Social networks have become increasingly popular in the past decade. Mobile applications and websites such as Instagram, Twitter, and Facebook are becoming the primary means of communication for both individuals and businesses alike. But what can these social networks tell us about our communication patterns and social structures? By analyzing network data, we can see how different users (or “nodes”) are connected. A connection between nodes can be anything from a “friendship”, a mention, a comment, or a private message. We call these connections edges, and they can provide valuable insight into how information passes through society and different social groups.
In this lab, I looked at data that was gathered from Twitter. The nodes represent distinct Twitter users, and the edges represent interactions between users – ie, mentions, retweets, or follows. By analyzing the data with tools in Gephi, I was able to identify a few distinct social groups. The visualization revealed how certain groups seem to be more connected to each other than to the greater Twitter universe. Using this visualization, we can start to make predictions about how information is shared and/or consumed within these groups, and how the concept of an ‘information echo chamber” can come to exist.
Before starting this project, I watched a youtube tutorial on how to visualize communities. The video helped me to understand how to use some of the available tools in Gephi, as well as gave me some ideas for how to present my data (picture of the example visualization from the video is below). Perhaps the main takeaway from the video was to make good color choices for the different communities, or social circles, represented in the visualization. While Gephi generates random color schemes when you partition the data by modularity class, sometimes a few color adjustments to the will make the data more visually appealing.
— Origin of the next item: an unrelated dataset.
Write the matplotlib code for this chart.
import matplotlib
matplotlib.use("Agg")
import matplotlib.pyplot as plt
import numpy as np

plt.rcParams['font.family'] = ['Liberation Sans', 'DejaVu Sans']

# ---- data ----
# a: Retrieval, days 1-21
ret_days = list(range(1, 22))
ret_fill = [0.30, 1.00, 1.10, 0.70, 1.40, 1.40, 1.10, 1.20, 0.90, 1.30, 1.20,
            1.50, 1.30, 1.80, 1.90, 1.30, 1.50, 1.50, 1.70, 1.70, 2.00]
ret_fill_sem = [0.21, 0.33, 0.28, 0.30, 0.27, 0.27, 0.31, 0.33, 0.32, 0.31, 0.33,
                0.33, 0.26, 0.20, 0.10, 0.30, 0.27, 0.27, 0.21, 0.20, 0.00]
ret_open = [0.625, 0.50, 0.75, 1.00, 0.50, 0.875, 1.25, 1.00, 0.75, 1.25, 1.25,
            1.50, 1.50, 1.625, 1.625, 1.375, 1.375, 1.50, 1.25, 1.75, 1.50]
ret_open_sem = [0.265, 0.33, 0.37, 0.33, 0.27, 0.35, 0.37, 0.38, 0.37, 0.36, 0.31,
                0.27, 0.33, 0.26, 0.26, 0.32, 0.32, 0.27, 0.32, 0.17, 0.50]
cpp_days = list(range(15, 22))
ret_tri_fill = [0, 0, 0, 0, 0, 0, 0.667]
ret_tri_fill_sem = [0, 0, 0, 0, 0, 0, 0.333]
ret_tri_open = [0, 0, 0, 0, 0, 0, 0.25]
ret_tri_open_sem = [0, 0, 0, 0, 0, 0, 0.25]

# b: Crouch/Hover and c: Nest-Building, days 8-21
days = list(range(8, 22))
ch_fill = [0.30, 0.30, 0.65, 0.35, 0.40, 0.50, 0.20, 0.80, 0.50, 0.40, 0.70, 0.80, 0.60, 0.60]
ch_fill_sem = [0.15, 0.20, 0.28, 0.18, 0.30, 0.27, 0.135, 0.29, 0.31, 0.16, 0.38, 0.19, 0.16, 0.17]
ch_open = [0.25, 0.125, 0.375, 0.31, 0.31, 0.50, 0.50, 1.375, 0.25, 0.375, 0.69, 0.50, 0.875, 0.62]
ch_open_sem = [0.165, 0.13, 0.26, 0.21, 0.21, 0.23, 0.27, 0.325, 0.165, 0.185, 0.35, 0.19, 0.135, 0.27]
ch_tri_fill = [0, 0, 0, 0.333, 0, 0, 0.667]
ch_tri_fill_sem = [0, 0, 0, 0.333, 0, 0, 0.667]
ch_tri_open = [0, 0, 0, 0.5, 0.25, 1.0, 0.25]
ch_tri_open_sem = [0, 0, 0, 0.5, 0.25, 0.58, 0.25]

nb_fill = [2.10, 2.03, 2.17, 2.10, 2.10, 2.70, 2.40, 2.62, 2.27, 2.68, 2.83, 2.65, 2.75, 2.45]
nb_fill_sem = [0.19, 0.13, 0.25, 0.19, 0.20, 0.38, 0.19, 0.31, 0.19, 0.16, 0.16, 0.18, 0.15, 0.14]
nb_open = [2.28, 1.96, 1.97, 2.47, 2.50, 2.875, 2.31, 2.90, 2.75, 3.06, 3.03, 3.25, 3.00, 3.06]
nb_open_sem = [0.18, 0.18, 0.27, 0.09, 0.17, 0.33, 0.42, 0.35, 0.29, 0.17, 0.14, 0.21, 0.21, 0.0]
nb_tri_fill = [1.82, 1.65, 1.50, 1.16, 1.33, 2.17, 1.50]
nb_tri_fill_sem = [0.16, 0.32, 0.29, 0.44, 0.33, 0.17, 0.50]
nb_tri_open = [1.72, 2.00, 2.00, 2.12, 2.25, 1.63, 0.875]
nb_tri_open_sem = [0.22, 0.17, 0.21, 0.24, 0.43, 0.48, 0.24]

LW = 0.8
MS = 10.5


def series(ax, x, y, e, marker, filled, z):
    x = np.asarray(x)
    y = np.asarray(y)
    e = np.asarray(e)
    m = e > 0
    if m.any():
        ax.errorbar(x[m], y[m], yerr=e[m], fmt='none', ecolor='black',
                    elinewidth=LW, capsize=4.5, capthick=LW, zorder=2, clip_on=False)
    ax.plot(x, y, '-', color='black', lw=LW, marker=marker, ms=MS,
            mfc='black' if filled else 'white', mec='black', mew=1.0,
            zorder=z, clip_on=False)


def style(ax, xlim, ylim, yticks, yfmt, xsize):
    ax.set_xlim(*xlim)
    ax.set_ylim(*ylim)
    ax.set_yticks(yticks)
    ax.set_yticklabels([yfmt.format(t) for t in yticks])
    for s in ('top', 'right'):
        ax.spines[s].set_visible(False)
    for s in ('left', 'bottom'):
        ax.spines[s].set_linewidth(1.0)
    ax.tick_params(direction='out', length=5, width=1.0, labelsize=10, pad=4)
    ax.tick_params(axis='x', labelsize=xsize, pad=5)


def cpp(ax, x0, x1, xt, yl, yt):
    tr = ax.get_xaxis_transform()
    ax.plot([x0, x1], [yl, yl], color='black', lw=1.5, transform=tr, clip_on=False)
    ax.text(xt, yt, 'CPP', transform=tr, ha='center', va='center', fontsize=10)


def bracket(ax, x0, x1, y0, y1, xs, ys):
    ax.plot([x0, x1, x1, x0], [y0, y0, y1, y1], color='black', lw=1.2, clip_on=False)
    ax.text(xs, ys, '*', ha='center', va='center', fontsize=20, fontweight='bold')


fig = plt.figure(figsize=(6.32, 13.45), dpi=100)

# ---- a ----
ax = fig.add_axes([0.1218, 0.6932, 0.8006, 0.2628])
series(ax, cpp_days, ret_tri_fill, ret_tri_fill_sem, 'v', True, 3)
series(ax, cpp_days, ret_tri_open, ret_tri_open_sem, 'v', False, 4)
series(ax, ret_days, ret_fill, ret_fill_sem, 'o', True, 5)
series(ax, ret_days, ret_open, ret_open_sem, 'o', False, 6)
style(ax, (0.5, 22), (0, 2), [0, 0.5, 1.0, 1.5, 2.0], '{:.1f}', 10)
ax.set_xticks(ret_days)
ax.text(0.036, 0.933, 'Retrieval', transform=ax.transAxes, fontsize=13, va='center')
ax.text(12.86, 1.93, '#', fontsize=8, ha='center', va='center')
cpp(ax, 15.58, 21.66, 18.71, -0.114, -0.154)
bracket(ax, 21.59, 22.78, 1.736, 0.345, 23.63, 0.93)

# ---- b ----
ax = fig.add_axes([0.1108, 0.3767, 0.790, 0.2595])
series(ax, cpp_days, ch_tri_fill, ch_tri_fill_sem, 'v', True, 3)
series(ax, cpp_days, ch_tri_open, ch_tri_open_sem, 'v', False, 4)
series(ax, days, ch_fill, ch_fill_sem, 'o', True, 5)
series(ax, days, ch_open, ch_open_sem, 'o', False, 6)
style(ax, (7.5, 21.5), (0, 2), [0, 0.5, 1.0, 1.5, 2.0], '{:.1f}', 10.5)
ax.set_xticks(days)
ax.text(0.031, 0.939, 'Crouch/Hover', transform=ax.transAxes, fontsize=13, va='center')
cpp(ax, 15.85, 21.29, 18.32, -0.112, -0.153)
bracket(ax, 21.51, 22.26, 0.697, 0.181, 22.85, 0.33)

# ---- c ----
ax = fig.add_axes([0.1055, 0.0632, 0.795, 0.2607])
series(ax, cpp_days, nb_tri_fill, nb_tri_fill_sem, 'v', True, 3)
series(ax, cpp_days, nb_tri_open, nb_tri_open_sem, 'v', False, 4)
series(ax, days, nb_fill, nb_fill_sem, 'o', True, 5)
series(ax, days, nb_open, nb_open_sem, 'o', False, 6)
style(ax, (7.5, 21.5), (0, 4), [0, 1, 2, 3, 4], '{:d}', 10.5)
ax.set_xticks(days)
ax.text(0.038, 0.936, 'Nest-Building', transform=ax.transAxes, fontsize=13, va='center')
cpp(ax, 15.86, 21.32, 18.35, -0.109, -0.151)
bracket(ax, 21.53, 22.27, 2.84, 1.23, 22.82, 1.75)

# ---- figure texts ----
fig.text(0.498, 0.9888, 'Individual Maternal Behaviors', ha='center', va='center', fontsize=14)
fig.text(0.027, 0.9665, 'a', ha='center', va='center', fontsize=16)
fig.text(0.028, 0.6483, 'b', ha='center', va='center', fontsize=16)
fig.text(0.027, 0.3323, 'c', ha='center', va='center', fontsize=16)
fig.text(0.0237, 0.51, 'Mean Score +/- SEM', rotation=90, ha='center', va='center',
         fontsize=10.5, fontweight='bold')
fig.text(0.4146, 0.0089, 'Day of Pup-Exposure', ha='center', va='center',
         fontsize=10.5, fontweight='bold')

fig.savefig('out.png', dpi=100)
I created my visualization using Gephi, a network data analysis software that can be downloaded for free. The data that I used was gathered from Twitter and made publicly available by Stanford University.
I began creating this visualization by first downloading my dataset and saving it in a CSV format. I briefly looked over the data in a plain text editor to make sure it was normalized and formatted properly. After confirming that my data was in good shape, I then imported it into Gephi to start the visualization.
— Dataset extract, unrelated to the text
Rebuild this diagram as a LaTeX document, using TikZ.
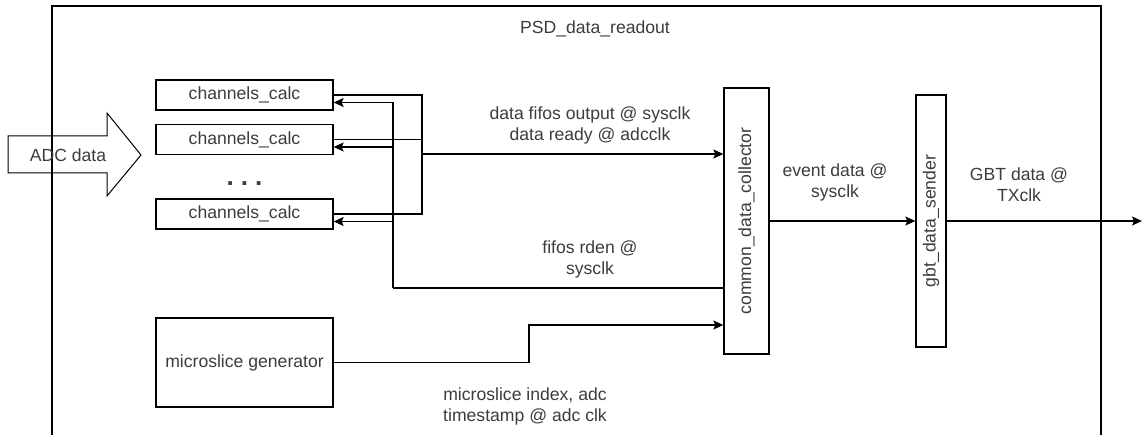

Upon importing the data, the initial visualization is a hairball of nodes and edges. My first step to achieving some visual clarity was to re-size the nodes based on degree (ie, how many connections they had). Using the tools on the left-hand side of the screen, I made nodes with higher degrees of connectivity appear larger, and nodes with lower degrees appear smaller. Pictured below is the tool and settings that I used to achieve this.
My next step was to analyze the network to see if there were certain nodes that were more closely connected to each other. In other words, I wanted to see if there were distinct social circles within my network that communicated with each other more than with other nodes on the network. To do this, I found the Statistics tab on the right-hand side of the screen and ran the Modularity process (pictured below). This found a handful of Twitter communities within my network.
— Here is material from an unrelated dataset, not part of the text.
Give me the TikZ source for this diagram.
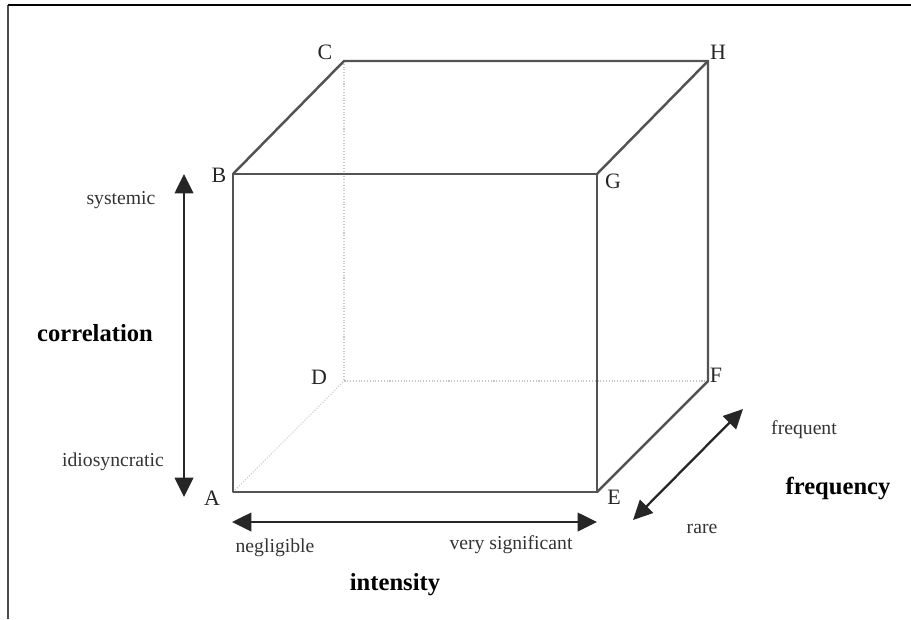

After identifying my Twitter communities, I then wanted to visually separate them by color. To do this, I used the partitioning feature (pictured below). When I ran this, Gephi randomly selected a palette of colors to assign to each module. However, I made a few adjustments to the colors so that they would appear more distinctly on the visualization.
My next step was to eliminate nodes with low degrees of connectivity in order to “clean up” the visualization and only show the nodes with higher degrees. I accomplished this by using the filter on the right-hand side of the screen, and selecting the In-Degree Range option in the Topology category. Pictured below, I found that only displaying nodes with 40+ degrees provided the maximum amount of useful information with a minimal amount of visual clutter.
Finally, I ran the ForceAtlas2 Layout on my visualization using mostly out-of-the-box settings. I made a handful of adjustments to some of the visual aspects of the image, such as labeling the nodes and adjusting the opacity of both the nodes and edges before saving it as a PDF. Pictured below is the final product.
The biggest challenge in this lab was learning the software. Gephi is an extremely powerful program with lots of features that I would like to explore further. Many of the features in Gephi lend themselves to different types of network datasets. Given that social media data represents only one type of network, I would really like to try more visualizations in the future with different data to see the full extent of what Gephi is capable of.